[Plotting code records]
━━━━━━━━━━

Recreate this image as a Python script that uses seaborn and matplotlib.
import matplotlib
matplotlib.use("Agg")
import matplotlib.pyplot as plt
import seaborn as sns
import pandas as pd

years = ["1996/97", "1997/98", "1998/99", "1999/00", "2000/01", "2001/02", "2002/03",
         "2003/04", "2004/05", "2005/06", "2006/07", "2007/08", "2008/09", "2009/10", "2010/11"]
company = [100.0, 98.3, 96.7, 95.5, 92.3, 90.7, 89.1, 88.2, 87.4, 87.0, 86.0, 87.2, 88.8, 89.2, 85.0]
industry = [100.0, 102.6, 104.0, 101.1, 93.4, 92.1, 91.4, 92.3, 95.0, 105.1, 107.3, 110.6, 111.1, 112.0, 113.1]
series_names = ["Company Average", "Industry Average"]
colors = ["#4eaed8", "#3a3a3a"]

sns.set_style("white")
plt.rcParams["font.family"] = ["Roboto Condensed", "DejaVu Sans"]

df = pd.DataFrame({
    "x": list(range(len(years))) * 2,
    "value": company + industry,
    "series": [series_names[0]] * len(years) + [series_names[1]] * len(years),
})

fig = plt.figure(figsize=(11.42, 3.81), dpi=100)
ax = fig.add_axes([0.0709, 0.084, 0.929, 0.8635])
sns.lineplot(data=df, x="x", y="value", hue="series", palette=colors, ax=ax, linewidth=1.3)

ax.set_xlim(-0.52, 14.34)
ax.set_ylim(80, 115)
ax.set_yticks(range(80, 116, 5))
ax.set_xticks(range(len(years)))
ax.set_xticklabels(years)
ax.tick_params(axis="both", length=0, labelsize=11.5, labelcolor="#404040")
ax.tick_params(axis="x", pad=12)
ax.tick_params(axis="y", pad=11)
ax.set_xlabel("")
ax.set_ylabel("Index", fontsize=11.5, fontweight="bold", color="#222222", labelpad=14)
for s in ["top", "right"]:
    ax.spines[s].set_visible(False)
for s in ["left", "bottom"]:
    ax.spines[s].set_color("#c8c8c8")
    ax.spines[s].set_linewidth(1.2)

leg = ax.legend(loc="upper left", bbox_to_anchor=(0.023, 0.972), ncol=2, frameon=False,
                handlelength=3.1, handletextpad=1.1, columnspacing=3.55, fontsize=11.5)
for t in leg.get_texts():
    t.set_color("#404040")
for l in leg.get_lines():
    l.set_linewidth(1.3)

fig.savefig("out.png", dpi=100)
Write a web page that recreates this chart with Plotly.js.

━━━━━━━━━━

- _Exercise aim_
Without changing a word, restate the whole listing.

- _Solution to this problem_
Recreate this image as a Python script that uses seaborn and matplotlib.
import matplotlib
matplotlib.use("Agg")
import matplotlib.pyplot as plt
import seaborn as sns
import pandas as pd

years = ["1996/97", "1997/98", "1998/99", "1999/00", "2000/01", "2001/02", "2002/03",
         "2003/04", "2004/05", "2005/06", "2006/07", "2007/08", "2008/09", "2009/10", "2010/11"]
company = [100.0, 98.3, 96.7, 95.5, 92.3, 90.7, 89.1, 88.2, 87.4, 87.0, 86.0, 87.2, 88.8, 89.2, 85.0]
industry = [100.0, 102.6, 104.0, 101.1, 93.4, 92.1, 91.4, 92.3, 95.0, 105.1, 107.3, 110.6, 111.1, 112.0, 113.1]
series_names = ["Company Average", "Industry Average"]
colors = ["#4eaed8", "#3a3a3a"]

sns.set_style("white")
plt.rcParams["font.family"] = ["Roboto Condensed", "DejaVu Sans"]

df = pd.DataFrame({
    "x": list(range(len(years))) * 2,
    "value": company + industry,
    "series": [series_names[0]] * len(years) + [series_names[1]] * len(years),
})

fig = plt.figure(figsize=(11.42, 3.81), dpi=100)
ax = fig.add_axes([0.0709, 0.084, 0.929, 0.8635])
sns.lineplot(data=df, x="x", y="value", hue="series", palette=colors, ax=ax, linewidth=1.3)

ax.set_xlim(-0.52, 14.34)
ax.set_ylim(80, 115)
ax.set_yticks(range(80, 116, 5))
ax.set_xticks(range(len(years)))
ax.set_xticklabels(years)
ax.tick_params(axis="both", length=0, labelsize=11.5, labelcolor="#404040")
ax.tick_params(axis="x", pad=12)
ax.tick_params(axis="y", pad=11)
ax.set_xlabel("")
ax.set_ylabel("Index", fontsize=11.5, fontweight="bold", color="#222222", labelpad=14)
for s in ["top", "right"]:
    ax.spines[s].set_visible(False)
for s in ["left", "bottom"]:
    ax.spines[s].set_color("#c8c8c8")
    ax.spines[s].set_linewidth(1.2)

leg = ax.legend(loc="upper left", bbox_to_anchor=(0.023, 0.972), ncol=2, frameon=False,
                handlelength=3.1, handletextpad=1.1, columnspacing=3.55, fontsize=11.5)
for t in leg.get_texts():
    t.set_color("#404040")
for l in leg.get_lines():
    l.set_linewidth(1.3)

fig.savefig("out.png", dpi=100)
Write a web page that recreates this chart with Plotly.js.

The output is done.